**Data section**
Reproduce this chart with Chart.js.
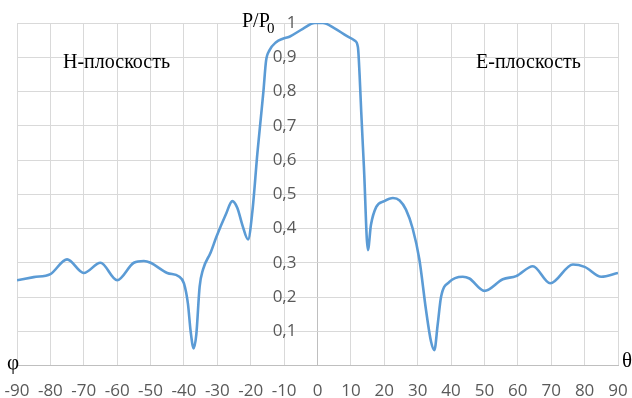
<!DOCTYPE html>
<html>
<head>
<meta charset="utf-8">
<script src="https://cdn.jsdelivr.net/npm/chart.js@4/dist/chart.umd.min.js"></script>
<style>
  html, body { margin: 0; padding: 0; background: #ffffff; }
  #wrap { width: 632px; height: 398px; position: relative; }
</style>
</head>
<body>
<div id="wrap"><canvas id="c" width="632" height="398"></canvas></div>
<script>
// angle, degrees
const thetaValues = [
  -90, -85, -80, -75, -70, -65, -60, -55, -52, -50, -45, -41.5, -40, -38.8, -38, -37.1, -36.3, -35.3, -34.3,
  -32, -30.3, -27.5, -25.5, -24, -22.5, -20.8, -19.5, -18, -17, -16.2, -15.4, -14.4, -12.4, -10.4, -8.4,
  -4.4, -0.8, 1.6, 5, 8.6, 11.1, 12.1, 12.6, 13.1, 13.9, 15.1, 16, 17.6, 20, 22.6, 24.6, 26.5, 28.5,
  30.5, 32.5, 34, 35, 36, 37, 39.5, 43.5, 45.5, 50, 55.5, 59.5, 64.5, 69.7, 76.5, 80, 85, 90
];
// relative power P/P0
const powerValues = [
  0.249, 0.258, 0.267, 0.31, 0.27, 0.30, 0.249, 0.30, 0.305, 0.30, 0.27, 0.26, 0.24, 0.18, 0.10, 0.05, 0.09, 0.23, 0.28,
  0.33, 0.375, 0.44, 0.48, 0.46, 0.41, 0.368, 0.45, 0.62, 0.72, 0.80, 0.89, 0.92, 0.944, 0.954, 0.96,
  0.983, 1.0, 1.0, 0.985, 0.963, 0.949, 0.93, 0.85, 0.74, 0.58, 0.337, 0.41, 0.463, 0.48, 0.489, 0.482, 0.455, 0.40,
  0.31, 0.162, 0.07, 0.045, 0.12, 0.2, 0.244, 0.259, 0.254, 0.218, 0.252, 0.261, 0.29, 0.24, 0.295, 0.288, 0.259, 0.27
];
const xTickValues = [-90, -80, -70, -60, -50, -40, -30, -20, -10, 0, 10, 20, 30, 40, 50, 60, 70, 80, 90];
const yTickValues = [0, 0.1, 0.2, 0.3, 0.4, 0.5, 0.6, 0.7, 0.8, 0.9, 1];

const points = thetaValues.map((t, i) => ({ x: t, y: powerValues[i] }));

const annotate = {
  id: 'annotate',
  afterDraw(chart) {
    const ctx = chart.ctx;
    ctx.save();
    ctx.fillStyle = '#000000';
    ctx.font = '20px "Liberation Serif", "Times New Roman", serif';
    ctx.textAlign = 'left';
    ctx.textBaseline = 'alphabetic';
    ctx.fillText('H-плоскость', 63, 68);
    ctx.fillText('E-плоскость', 476, 68);
    ctx.fillText('P/P', 242, 27);
    ctx.font = '15px "Liberation Serif", "Times New Roman", serif';
    ctx.fillText('0', 267, 33);
    ctx.font = '21px "Liberation Serif", "Times New Roman", serif';
    ctx.textAlign = 'center';
    ctx.textBaseline = 'middle';
    ctx.fillText('φ', 13, 363);
    ctx.fillText('θ', 627, 361);
    ctx.restore();
  }
};

new Chart(document.getElementById('c'), {
  type: 'line',
  data: {
    datasets: [{
      data: points,
      borderColor: '#5B9BD5',
      borderWidth: 2.6,
      pointRadius: 0,
      fill: false,
      cubicInterpolationMode: 'monotone'
    }]
  },
  options: {
    responsive: false,
    animation: false,
    events: [],
    layout: { padding: { left: 17, right: 14, top: 23, bottom: 0 } },
    plugins: { legend: { display: false }, tooltip: { enabled: false } },
    scales: {
      x: {
        type: 'linear',
        position: 'bottom',
        min: -90, max: 90,
        afterFit(scale) {
          scale.height = 32.5;
          scale.paddingLeft = 0;
          scale.paddingRight = 0;
        },
        afterBuildTicks(scale) { scale.ticks = xTickValues.map(v => ({ value: v })); },
        grid: {
          color: c => (c.tick && c.tick.value === 0) ? '#BFBFBF' : '#D9D9D9',
          lineWidth: 1,
          drawTicks: false
        },
        border: { color: '#BFBFBF', width: 1 },
        ticks: {
          color: '#595959',
          font: { family: '"Open Sans", sans-serif', size: 17 },
          padding: 15,
          maxRotation: 0,
          autoSkip: false,
          callback: v => String(v)
        }
      },
      y: {
        type: 'linear',
        // labels end a little left of the central vertical axis (x = 0)
        position: { x: -6.3 },
        min: 0, max: 1,
        afterBuildTicks(scale) { scale.ticks = yTickValues.map(v => ({ value: v })); },
        grid: { color: '#D9D9D9', lineWidth: 1, drawTicks: false },
        border: { display: false },
        ticks: {
          color: '#595959',
          font: { family: '"Open Sans", sans-serif', size: 17 },
          autoSkip: false,
          callback: v => v === 0 ? '' : (Math.round(v * 10) / 10).toString().replace('.', ',')
        }
      }
    }
  },
  plugins: [annotate]
});
</script>
</body>
</html>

**Requirements**
Repeat the listing above exactly from its first line to the line containing "0.8, 0.9, 1];", both included, and omit the pictures.

**Reply to the task**
Reproduce this chart with Chart.js.
<!DOCTYPE html>
<html>
<head>
<meta charset="utf-8">
<script src="https://cdn.jsdelivr.net/npm/chart.js@4/dist/chart.umd.min.js"></script>
<style>
  html, body { margin: 0; padding: 0; background: #ffffff; }
  #wrap { width: 632px; height: 398px; position: relative; }
</style>
</head>
<body>
<div id="wrap"><canvas id="c" width="632" height="398"></canvas></div>
<script>
// angle, degrees
const thetaValues = [
  -90, -85, -80, -75, -70, -65, -60, -55, -52, -50, -45, -41.5, -40, -38.8, -38, -37.1, -36.3, -35.3, -34.3,
  -32, -30.3, -27.5, -25.5, -24, -22.5, -20.8, -19.5, -18, -17, -16.2, -15.4, -14.4, -12.4, -10.4, -8.4,
  -4.4, -0.8, 1.6, 5, 8.6, 11.1, 12.1, 12.6, 13.1, 13.9, 15.1, 16, 17.6, 20, 22.6, 24.6, 26.5, 28.5,
  30.5, 32.5, 34, 35, 36, 37, 39.5, 43.5, 45.5, 50, 55.5, 59.5, 64.5, 69.7, 76.5, 80, 85, 90
];
// relative power P/P0
const powerValues = [
  0.249, 0.258, 0.267, 0.31, 0.27, 0.30, 0.249, 0.30, 0.305, 0.30, 0.27, 0.26, 0.24, 0.18, 0.10, 0.05, 0.09, 0.23, 0.28,
  0.33, 0.375, 0.44, 0.48, 0.46, 0.41, 0.368, 0.45, 0.62, 0.72, 0.80, 0.89, 0.92, 0.944, 0.954, 0.96,
  0.983, 1.0, 1.0, 0.985, 0.963, 0.949, 0.93, 0.85, 0.74, 0.58, 0.337, 0.41, 0.463, 0.48, 0.489, 0.482, 0.455, 0.40,
  0.31, 0.162, 0.07, 0.045, 0.12, 0.2, 0.244, 0.259, 0.254, 0.218, 0.252, 0.261, 0.29, 0.24, 0.295, 0.288, 0.259, 0.27
];
const xTickValues = [-90, -80, -70, -60, -50, -40, -30, -20, -10, 0, 10, 20, 30, 40, 50, 60, 70, 80, 90];
const yTickValues = [0, 0.1, 0.2, 0.3, 0.4, 0.5, 0.6, 0.7, 0.8, 0.9, 1];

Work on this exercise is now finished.